=== SET TASK ===
Images are not part of the copy; transcribe all the data exactly.

=== SUPPLIED MATERIAL ===
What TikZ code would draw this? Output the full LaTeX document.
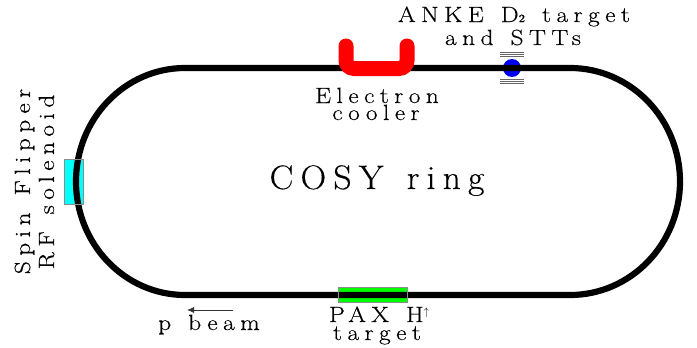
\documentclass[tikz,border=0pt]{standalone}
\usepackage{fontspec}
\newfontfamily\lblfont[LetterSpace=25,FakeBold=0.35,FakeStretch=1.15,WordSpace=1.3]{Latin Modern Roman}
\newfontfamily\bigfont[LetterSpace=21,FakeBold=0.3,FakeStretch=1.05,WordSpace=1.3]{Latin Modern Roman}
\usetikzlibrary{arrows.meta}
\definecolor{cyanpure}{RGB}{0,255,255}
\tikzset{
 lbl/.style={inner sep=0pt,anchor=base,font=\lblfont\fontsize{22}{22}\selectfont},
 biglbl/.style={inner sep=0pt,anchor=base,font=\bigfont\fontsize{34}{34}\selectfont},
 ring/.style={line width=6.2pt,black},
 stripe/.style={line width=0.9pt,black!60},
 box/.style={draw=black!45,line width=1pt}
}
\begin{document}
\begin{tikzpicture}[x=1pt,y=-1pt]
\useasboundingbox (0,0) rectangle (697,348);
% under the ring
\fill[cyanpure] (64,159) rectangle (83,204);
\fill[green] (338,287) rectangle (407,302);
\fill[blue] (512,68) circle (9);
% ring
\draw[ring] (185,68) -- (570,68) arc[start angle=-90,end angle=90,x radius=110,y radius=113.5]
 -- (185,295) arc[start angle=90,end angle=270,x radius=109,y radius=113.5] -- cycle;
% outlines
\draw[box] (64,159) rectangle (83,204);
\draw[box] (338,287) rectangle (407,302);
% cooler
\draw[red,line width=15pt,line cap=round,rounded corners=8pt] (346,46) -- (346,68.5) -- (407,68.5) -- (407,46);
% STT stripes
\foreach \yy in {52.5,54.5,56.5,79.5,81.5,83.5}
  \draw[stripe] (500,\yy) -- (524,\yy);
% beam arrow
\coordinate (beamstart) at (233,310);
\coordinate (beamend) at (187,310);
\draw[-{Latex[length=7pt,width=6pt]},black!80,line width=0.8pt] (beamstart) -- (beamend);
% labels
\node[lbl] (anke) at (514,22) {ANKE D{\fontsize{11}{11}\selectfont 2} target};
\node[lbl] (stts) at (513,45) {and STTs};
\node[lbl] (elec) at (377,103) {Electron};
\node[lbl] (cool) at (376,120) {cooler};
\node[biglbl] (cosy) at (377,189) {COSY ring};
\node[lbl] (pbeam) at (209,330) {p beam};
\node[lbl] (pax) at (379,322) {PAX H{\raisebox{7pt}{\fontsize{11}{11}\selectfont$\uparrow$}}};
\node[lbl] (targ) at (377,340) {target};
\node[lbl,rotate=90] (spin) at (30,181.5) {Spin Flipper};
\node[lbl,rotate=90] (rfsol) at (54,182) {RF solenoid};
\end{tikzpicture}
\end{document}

=== CORRECT OUTPUT ===
What TikZ code would draw this? Output the full LaTeX document.
\documentclass[tikz,border=0pt]{standalone}
\usepackage{fontspec}
\newfontfamily\lblfont[LetterSpace=25,FakeBold=0.35,FakeStretch=1.15,WordSpace=1.3]{Latin Modern Roman}
\newfontfamily\bigfont[LetterSpace=21,FakeBold=0.3,FakeStretch=1.05,WordSpace=1.3]{Latin Modern Roman}
\usetikzlibrary{arrows.meta}
\definecolor{cyanpure}{RGB}{0,255,255}
\tikzset{
 lbl/.style={inner sep=0pt,anchor=base,font=\lblfont\fontsize{22}{22}\selectfont},
 biglbl/.style={inner sep=0pt,anchor=base,font=\bigfont\fontsize{34}{34}\selectfont},
 ring/.style={line width=6.2pt,black},
 stripe/.style={line width=0.9pt,black!60},
 box/.style={draw=black!45,line width=1pt}
}
\begin{document}
\begin{tikzpicture}[x=1pt,y=-1pt]
\useasboundingbox (0,0) rectangle (697,348);
% under the ring
\fill[cyanpure] (64,159) rectangle (83,204);
\fill[green] (338,287) rectangle (407,302);
\fill[blue] (512,68) circle (9);
% ring
\draw[ring] (185,68) -- (570,68) arc[start angle=-90,end angle=90,x radius=110,y radius=113.5]
 -- (185,295) arc[start angle=90,end angle=270,x radius=109,y radius=113.5] -- cycle;
% outlines
\draw[box] (64,159) rectangle (83,204);
\draw[box] (338,287) rectangle (407,302);
% cooler
\draw[red,line width=15pt,line cap=round,rounded corners=8pt] (346,46) -- (346,68.5) -- (407,68.5) -- (407,46);
% STT stripes
\foreach \yy in {52.5,54.5,56.5,79.5,81.5,83.5}
  \draw[stripe] (500,\yy) -- (524,\yy);
% beam arrow
\coordinate (beamstart) at (233,310);
\coordinate (beamend) at (187,310);
\draw[-{Latex[length=7pt,width=6pt]},black!80,line width=0.8pt] (beamstart) -- (beamend);
% labels
\node[lbl] (anke) at (514,22) {ANKE D{\fontsize{11}{11}\selectfont 2} target};
\node[lbl] (stts) at (513,45) {and STTs};
\node[lbl] (elec) at (377,103) {Electron};
\node[lbl] (cool) at (376,120) {cooler};
\node[biglbl] (cosy) at (377,189) {COSY ring};
\node[lbl] (pbeam) at (209,330) {p beam};
\node[lbl] (pax) at (379,322) {PAX H{\raisebox{7pt}{\fontsize{11}{11}\selectfont$\uparrow$}}};
\node[lbl] (targ) at (377,340) {target};
\node[lbl,rotate=90] (spin) at (30,181.5) {Spin Flipper};
\node[lbl,rotate=90] (rfsol) at (54,182) {RF solenoid};
\end{tikzpicture}
\end{document}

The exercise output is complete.